We live a long way from the meanings attached to the Galilee of Mark’s world, so the impact of Galilee might be lost on us. In today’s terms, imagine that we are looking to start a movement that would take off and gain a following; given the early buildup to the 2008 election I’ll use the example of a political movement. If we were going to inaugurate a political movement and promote a certain candidate most likely we would start out in a place that had some clout – a place with a strong political heritage or an important role in the primaries – maybe Texas or California or Iowa. We wouldn’t start a high-profile political movement in, say, Idaho. For Jesus’ proclamation of God’s Good News to have it’s beginnings in Galilee, a backwater kind of place, rather than the religious center of the day, Jerusalem, is tremendously shocking for the hearer. It would be like someone starting a movement for the renewal of Michigan’s economy with a press junket in Mass City. It is unexpected. For those who’d been drawn into the Jesus story toward the end and said how did this amazing thing happen, he would’ve read or heard the beginning of Mark’s gospel account and said, “What, the beginning was in Galilee – you’ve gotta be kidding!” For those who’ve worked their to a level of self-assurance and self-righteousness in matters of faith they would expect God to speak from and through the established faith community – not Galilee!

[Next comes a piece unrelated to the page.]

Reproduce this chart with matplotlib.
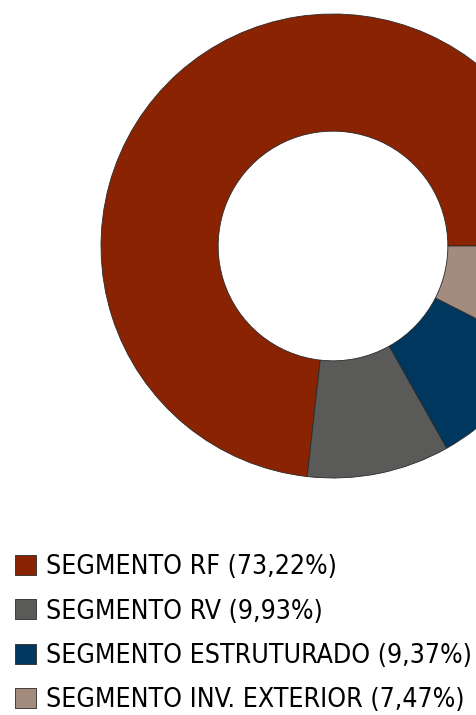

Then there’s this mention of John the Baptist, a guy who wears camel hair clothing, eats locusts and lives in the wilderness, preaching about repentance and forgiveness, baptizing in the Jordan River in the region of Galilee, who eventually ends up in prison. And in case we forgot, he’s Jesus cousin and baptizer – this wild-eyed prophet who stepped on the toes of the powerful and as a result lost his head.

Nothing good is expected to come out of Galilee – just nobodies and nutcases. Later in the story, when Jesus is arrested, he is referred to as “that Nazarene.” And when Peter was asked more plainly if he wasn’t with Jesus since he too was a “the Galilean” he thought it was worth denying – Galilee did not have a grand reputation. Galilee was risky. Jesus is an unlikely candidate for transformation from an unlikely place.

Yet, it is precisely the unlikely nature of the story that allows it to be more than just business-as-usual. Here, the social location of Galilee provides just the right backdrop for an against-the-grain kingdom. Change is in the air. Business as usual, with its symbols of purity and cleanliness that only separate, is no longer the only game in town. A new order is within reach – God’s order – where the first will be last, the broken will be welcomed and touched by God’s healing compassion, and there will be a welcome break from the constant grind of competing, power-seeking, self-indulging ways that seem to offer way less than promised.

The author of Preaching Mark’s Unsettling Messiah tells the story that depicts the established church’s modern day refusal to embrace the Galilee beginnings of the Good News (page 109-110).

As we venture forward in Mark let us not forget the beginning of the Good News – an unexpected and unsettling place out of which comes an unexpected and unsettling message…..   “Now after John was arrested, Jesus came to Galilee, proclaiming the good news of God, …Repent, and believe in the good news.”